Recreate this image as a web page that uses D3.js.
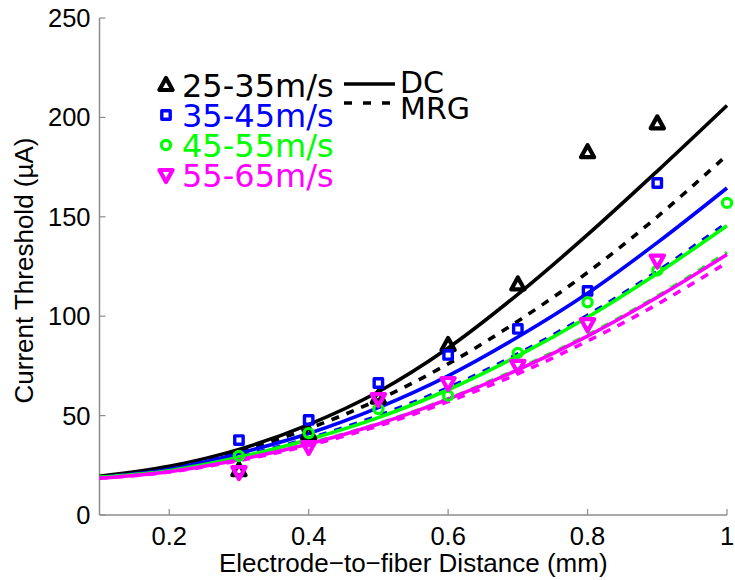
<!DOCTYPE html>
<html>
<head>
<meta charset="utf-8">
<script src="https://cdn.jsdelivr.net/npm/d3@7"></script>
<style>
  body { margin: 0; background: #fff; }
  svg { display: block; }
  .tick-label, .axis-title { font-family: "Liberation Sans", Arial, sans-serif; fill: #000; }
  .legend text { font-family: "DejaVu Sans", Verdana, sans-serif; }
</style>
</head>
<body>
<svg id="chart" width="735" height="580"></svg>
<script>
// distances (mm) at which the fitted curves were read
const curveX = [0.1, 0.2, 0.3, 0.4, 0.5, 0.6, 0.7, 0.8, 0.9, 1.0]

// fitted curves, DC (solid) and MRG (dashed)
const dc25 = [19.5, 24.5, 33, 45.5, 62, 84, 111, 141, 173, 206]
const mrg25 = [19, 23.5, 32, 43.5, 58, 76, 97.5, 122, 150, 181]
const dc35 = [19, 23, 31, 41, 54, 70, 89.5, 111.5, 137, 164.5]
const mrg35 = [19, 22.5, 29.5, 38.5, 50, 64, 81, 100.5, 122.5, 147]
const dc45 = [19, 22.3, 29, 38, 49, 63, 80, 99.5, 121.5, 145.5]
const mrg45 = [19, 22, 28, 36, 46, 58.5, 73.5, 90.5, 110, 132]
const dc55 = [18.5, 21.8, 27.8, 35.7, 45.8, 58.3, 73, 90, 109.5, 131]
const mrg55 = [18.5, 21.6, 27.4, 35, 44.8, 57, 71, 87.5, 106, 127]

// measured thresholds
const pointX = [0.3, 0.4, 0.5, 0.6, 0.7, 0.8, 0.9]
const pointX45 = [0.3, 0.4, 0.5, 0.6, 0.7, 0.8, 0.9, 1.0]
const pts25 = [22.5, 41, 59, 85.5, 116, 182.5, 197]
const pts35 = [37.7, 47.8, 66.4, 80.5, 93.6, 112.7, 167]
const pts45 = [29.7, 41.2, 53.3, 60, 81.5, 107, 123, 157]
const pts55 = [21.6, 34.2, 58.3, 66.4, 75, 96, 128]

const xTicks = [0.2, 0.4, 0.6, 0.8, 1]
const yTicks = [0, 50, 100, 150, 200, 250]
const groupLabels = ['25-35m/s', '35-45m/s', '45-55m/s', '55-65m/s']
const modelLabels = ['DC', 'MRG']

const groups = [
    { label: groupLabels[0], color: '#000000', marker: 'up',     xs: pointX,   pts: pts25, dc: dc25, mrg: mrg25 },
    { label: groupLabels[1], color: '#0000ff', marker: 'square', xs: pointX,   pts: pts35, dc: dc35, mrg: mrg35 },
    { label: groupLabels[2], color: '#00ff00', marker: 'circle', xs: pointX45, pts: pts45, dc: dc45, mrg: mrg45 },
    { label: groupLabels[3], color: '#ff00ff', marker: 'down',   xs: pointX,   pts: pts55, dc: dc55, mrg: mrg55 }
]

const svg = d3.select('#chart')
const box = { left: 99.5, right: 727, top: 18, bottom: 515 }
const axisColor = '#8c8c8c'

const x = d3.scaleLinear().domain([0.1, 1]).range([box.left, box.right])
const y = d3.scaleLinear().domain([0, 250]).range([box.bottom, box.top])

// axes (left + bottom only, ticks inward)
const axes = svg.append('g')
axes.append('line').attr('x1', box.left).attr('x2', box.left).attr('y1', box.top).attr('y2', box.bottom)
    .attr('stroke', axisColor).attr('stroke-width', 1.5)
axes.append('line').attr('x1', box.left).attr('x2', box.right).attr('y1', box.bottom).attr('y2', box.bottom)
    .attr('stroke', axisColor).attr('stroke-width', 1.5)

xTicks.forEach(t => {
    axes.append('line').attr('x1', x(t)).attr('x2', x(t)).attr('y1', box.bottom).attr('y2', box.bottom - 6)
        .attr('stroke', axisColor).attr('stroke-width', 1.2)
    axes.append('text').attr('class', 'tick-label').attr('x', x(t)).attr('y', box.bottom + 30)
        .attr('text-anchor', 'middle').style('font-size', '25.5px').text(t === 1 ? '1' : t.toFixed(1))
})
yTicks.forEach(t => {
    axes.append('line').attr('x1', box.left).attr('x2', box.left + 6).attr('y1', y(t)).attr('y2', y(t))
        .attr('stroke', axisColor).attr('stroke-width', 1.2)
    axes.append('text').attr('class', 'tick-label').attr('x', box.left - 9).attr('y', y(t) + 9)
        .attr('text-anchor', 'end').style('font-size', '25.5px').text(t)
})

axes.append('text').attr('class', 'axis-title')
    .attr('x', (box.left + box.right) / 2).attr('y', 572)
    .attr('text-anchor', 'middle').style('font-size', '26px')
    .text('Electrode\u2212to\u2212fiber Distance (mm)')
axes.append('text').attr('class', 'axis-title')
    .attr('transform', `translate(33, ${(box.top + box.bottom) / 2 + 4}) rotate(-90)`)
    .attr('text-anchor', 'middle').style('font-size', '26px')
    .text('Current Threshold (\u00b5A)')

// marker shapes (thick outline, small hole like the MATLAB markers)
function markerPath(kind) {
    if (kind === 'up') return 'M0,-7L6.6,5L-6.6,5Z'
    if (kind === 'down') return 'M0,7L6.6,-5L-6.6,-5Z'
    if (kind === 'square') return 'M-4.2,-4.2H4.2V4.2H-4.2Z'
    return d3.arc()({ innerRadius: 0, outerRadius: 4.6, startAngle: 0, endAngle: 2 * Math.PI })
}

function drawMarker(sel, g) {
    sel.attr('d', markerPath(g.marker))
        .attr('fill', 'none').attr('stroke', g.color)
        .attr('stroke-width', g.marker === 'circle' ? 3.2 : g.marker === 'square' ? 3.4 : 4.2)
        .attr('stroke-linejoin', 'round')
}

const line = d3.line().x(d => x(d[0])).y(d => y(d[1])).curve(d3.curveCatmullRom)

const curves = svg.append('g')
groups.forEach(g => {
    curves.append('path').attr('d', line(d3.zip(curveX, g.dc)))
        .attr('fill', 'none').attr('stroke', g.color).attr('stroke-width', 3.6)
    curves.append('path').attr('d', line(d3.zip(curveX, g.mrg)))
        .attr('fill', 'none').attr('stroke', g.color).attr('stroke-width', 3.6)
        .attr('stroke-dasharray', '8,8')
})

const points = svg.append('g')
groups.forEach(g => {
    points.selectAll(null).data(d3.zip(g.xs, g.pts)).join('path')
        .attr('transform', d => `translate(${x(d[0])},${y(d[1])})`)
        .call(drawMarker, g)
})

// legend: speed groups
const legend = svg.append('g').attr('class', 'legend')
groups.forEach((g, i) => {
    const cy = 85 + i * 30
    legend.append('path').attr('transform', `translate(166,${cy})`).call(drawMarker, g)
    legend.append('text').attr('x', 182).attr('y', cy + 11.5)
        .style('font-size', '32px').attr('fill', g.color).text(g.label)
})

// legend: model type
modelLabels.forEach((label, i) => {
    const ly = i === 0 ? 84 : 103
    legend.append('line').attr('x1', 344).attr('x2', 395).attr('y1', ly).attr('y2', ly)
        .attr('stroke', '#000').attr('stroke-width', 3.6)
        .attr('stroke-dasharray', i === 0 ? null : '8,11')
    legend.append('text').attr('x', 400).attr('y', i === 0 ? 93 : 119)
        .style('font-size', '30px').attr('fill', '#000').text(label)
})
</script>
</body>
</html>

■ ■ ■ ■ ■ ■ ■

Quote the preceding listing precisely and completely, omitting its images.

▶ _Finished task_
Recreate this image as a web page that uses D3.js.
<!DOCTYPE html>
<html>
<head>
<meta charset="utf-8">
<script src="https://cdn.jsdelivr.net/npm/d3@7"></script>
<style>
  body { margin: 0; background: #fff; }
  svg { display: block; }
  .tick-label, .axis-title { font-family: "Liberation Sans", Arial, sans-serif; fill: #000; }
  .legend text { font-family: "DejaVu Sans", Verdana, sans-serif; }
</style>
</head>
<body>
<svg id="chart" width="735" height="580"></svg>
<script>
// distances (mm) at which the fitted curves were read
const curveX = [0.1, 0.2, 0.3, 0.4, 0.5, 0.6, 0.7, 0.8, 0.9, 1.0]

// fitted curves, DC (solid) and MRG (dashed)
const dc25 = [19.5, 24.5, 33, 45.5, 62, 84, 111, 141, 173, 206]
const mrg25 = [19, 23.5, 32, 43.5, 58, 76, 97.5, 122, 150, 181]
const dc35 = [19, 23, 31, 41, 54, 70, 89.5, 111.5, 137, 164.5]
const mrg35 = [19, 22.5, 29.5, 38.5, 50, 64, 81, 100.5, 122.5, 147]
const dc45 = [19, 22.3, 29, 38, 49, 63, 80, 99.5, 121.5, 145.5]
const mrg45 = [19, 22, 28, 36, 46, 58.5, 73.5, 90.5, 110, 132]
const dc55 = [18.5, 21.8, 27.8, 35.7, 45.8, 58.3, 73, 90, 109.5, 131]
const mrg55 = [18.5, 21.6, 27.4, 35, 44.8, 57, 71, 87.5, 106, 127]

// measured thresholds
const pointX = [0.3, 0.4, 0.5, 0.6, 0.7, 0.8, 0.9]
const pointX45 = [0.3, 0.4, 0.5, 0.6, 0.7, 0.8, 0.9, 1.0]
const pts25 = [22.5, 41, 59, 85.5, 116, 182.5, 197]
const pts35 = [37.7, 47.8, 66.4, 80.5, 93.6, 112.7, 167]
const pts45 = [29.7, 41.2, 53.3, 60, 81.5, 107, 123, 157]
const pts55 = [21.6, 34.2, 58.3, 66.4, 75, 96, 128]

const xTicks = [0.2, 0.4, 0.6, 0.8, 1]
const yTicks = [0, 50, 100, 150, 200, 250]
const groupLabels = ['25-35m/s', '35-45m/s', '45-55m/s', '55-65m/s']
const modelLabels = ['DC', 'MRG']

const groups = [
    { label: groupLabels[0], color: '#000000', marker: 'up',     xs: pointX,   pts: pts25, dc: dc25, mrg: mrg25 },
    { label: groupLabels[1], color: '#0000ff', marker: 'square', xs: pointX,   pts: pts35, dc: dc35, mrg: mrg35 },
    { label: groupLabels[2], color: '#00ff00', marker: 'circle', xs: pointX45, pts: pts45, dc: dc45, mrg: mrg45 },
    { label: groupLabels[3], color: '#ff00ff', marker: 'down',   xs: pointX,   pts: pts55, dc: dc55, mrg: mrg55 }
]

const svg = d3.select('#chart')
const box = { left: 99.5, right: 727, top: 18, bottom: 515 }
const axisColor = '#8c8c8c'

const x = d3.scaleLinear().domain([0.1, 1]).range([box.left, box.right])
const y = d3.scaleLinear().domain([0, 250]).range([box.bottom, box.top])

// axes (left + bottom only, ticks inward)
const axes = svg.append('g')
axes.append('line').attr('x1', box.left).attr('x2', box.left).attr('y1', box.top).attr('y2', box.bottom)
    .attr('stroke', axisColor).attr('stroke-width', 1.5)
axes.append('line').attr('x1', box.left).attr('x2', box.right).attr('y1', box.bottom).attr('y2', box.bottom)
    .attr('stroke', axisColor).attr('stroke-width', 1.5)

xTicks.forEach(t => {
    axes.append('line').attr('x1', x(t)).attr('x2', x(t)).attr('y1', box.bottom).attr('y2', box.bottom - 6)
        .attr('stroke', axisColor).attr('stroke-width', 1.2)
    axes.append('text').attr('class', 'tick-label').attr('x', x(t)).attr('y', box.bottom + 30)
        .attr('text-anchor', 'middle').style('font-size', '25.5px').text(t === 1 ? '1' : t.toFixed(1))
})
yTicks.forEach(t => {
    axes.append('line').attr('x1', box.left).attr('x2', box.left + 6).attr('y1', y(t)).attr('y2', y(t))
        .attr('stroke', axisColor).attr('stroke-width', 1.2)
    axes.append('text').attr('class', 'tick-label').attr('x', box.left - 9).attr('y', y(t) + 9)
        .attr('text-anchor', 'end').style('font-size', '25.5px').text(t)
})

axes.append('text').attr('class', 'axis-title')
    .attr('x', (box.left + box.right) / 2).attr('y', 572)
    .attr('text-anchor', 'middle').style('font-size', '26px')
    .text('Electrode\u2212to\u2212fiber Distance (mm)')
axes.append('text').attr('class', 'axis-title')
    .attr('transform', `translate(33, ${(box.top + box.bottom) / 2 + 4}) rotate(-90)`)
    .attr('text-anchor', 'middle').style('font-size', '26px')
    .text('Current Threshold (\u00b5A)')

// marker shapes (thick outline, small hole like the MATLAB markers)
function markerPath(kind) {
    if (kind === 'up') return 'M0,-7L6.6,5L-6.6,5Z'
    if (kind === 'down') return 'M0,7L6.6,-5L-6.6,-5Z'
    if (kind === 'square') return 'M-4.2,-4.2H4.2V4.2H-4.2Z'
    return d3.arc()({ innerRadius: 0, outerRadius: 4.6, startAngle: 0, endAngle: 2 * Math.PI })
}

function drawMarker(sel, g) {
    sel.attr('d', markerPath(g.marker))
        .attr('fill', 'none').attr('stroke', g.color)
        .attr('stroke-width', g.marker === 'circle' ? 3.2 : g.marker === 'square' ? 3.4 : 4.2)
        .attr('stroke-linejoin', 'round')
}

const line = d3.line().x(d => x(d[0])).y(d => y(d[1])).curve(d3.curveCatmullRom)

const curves = svg.append('g')
groups.forEach(g => {
    curves.append('path').attr('d', line(d3.zip(curveX, g.dc)))
        .attr('fill', 'none').attr('stroke', g.color).attr('stroke-width', 3.6)
    curves.append('path').attr('d', line(d3.zip(curveX, g.mrg)))
        .attr('fill', 'none').attr('stroke', g.color).attr('stroke-width', 3.6)
        .attr('stroke-dasharray', '8,8')
})

const points = svg.append('g')
groups.forEach(g => {
    points.selectAll(null).data(d3.zip(g.xs, g.pts)).join('path')
        .attr('transform', d => `translate(${x(d[0])},${y(d[1])})`)
        .call(drawMarker, g)
})

// legend: speed groups
const legend = svg.append('g').attr('class', 'legend')
groups.forEach((g, i) => {
    const cy = 85 + i * 30
    legend.append('path').attr('transform', `translate(166,${cy})`).call(drawMarker, g)
    legend.append('text').attr('x', 182).attr('y', cy + 11.5)
        .style('font-size', '32px').attr('fill', g.color).text(g.label)
})

// legend: model type
modelLabels.forEach((label, i) => {
    const ly = i === 0 ? 84 : 103
    legend.append('line').attr('x1', 344).attr('x2', 395).attr('y1', ly).attr('y2', ly)
        .attr('stroke', '#000').attr('stroke-width', 3.6)
        .attr('stroke-dasharray', i === 0 ? null : '8,11')
    legend.append('text').attr('x', 400).attr('y', i === 0 ? 93 : 119)
        .style('font-size', '30px').attr('fill', '#000').text(label)
})
</script>
</body>
</html>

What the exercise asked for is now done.